Still, the chill of harsh, inescapable Xmas – the tug of war between the Christian ideal of the nativity and peace on earth and the sagging disappointment of crass commercialism and exploitation – is never far from the surface. It's most evident on "Justice Delivers Its Death," a song that borrows its first verse from "Silver and Gold," a bit of pure hokum that Burl Ives croons on a '60s "Rudolph the Red-Nosed Reindeer" Christmas special as Claymation elves make toys for good little girls and boys. But that less-than-inspiring beginning quickly gives way to something dark and somber:
Oh, I'm getting old
Oh, I'm getting old
Everyone wishes for youth
How have I wasted my life?
Trusting the pleasure it gives here on earth
It's a cry of the heart, a groaning not quite too deep for words; a sigh of deep longing for something better and an expression of sorrow for a world that largely misses the point, year after holly-jolly year. And that little bit of holiday cheer gives way in turn to the apocalyptic ruminations of:
Lord, come with fire
Lord, come with fire
Everyone's wasting their time
Storing up treasure in vain
Trusting the pleasure it gives here on earth
That's the danger and the unexpected pleasure of Sufjan Stevens. You come looking for elves and mistletoe, and he thunders like an Old Testament prophet.
He saves the weirdest and saddest and best for last. The twelve-and-a-half minute "Christmas Unicorn," the choral nightmare that finishes the long proceedings, is as strange, syrupy, precious, and disturbing as it sounds, its cloying sentimentality slowly giving way to the contrapuntal chorus of "Love will tear us apart," a deliberate evocation of the song of the same name from post-punk band Joy Division. Here Stevens makes the connection between fantasy and disillusionment even more clear. We live in a bright, loud, make-believe world of talking snowmen and cheery elves, marshmallow fluff snow and tinsel, but it cannot disguise the desperation and hollowness at the heart of the frantic celebration.
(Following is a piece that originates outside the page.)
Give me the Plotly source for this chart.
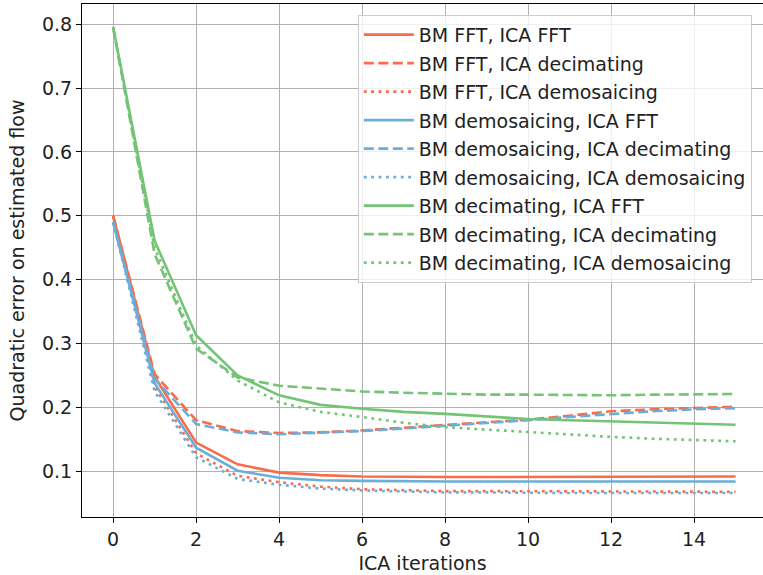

It's the most deeply conflicted Christmas music you'll ever hear, the most truthful, and some of the best. It works at 3:00 p.m., when you're looking for that little festive boost to get you through the work day, and it works at 3:00 a.m., when there's nobody there but your darkest thoughts, and when you see the beautiful, broken, glorious, fallen world with sudden and terrible clarity. With any luck, we'll be graced with another 50 or 60 songs in the next few years. They will probably be songs of longing and loneliness, beauty and joy, with perhaps an origami flying reindeer set thrown in for good measure. Chances are, we'll be baffled and moved.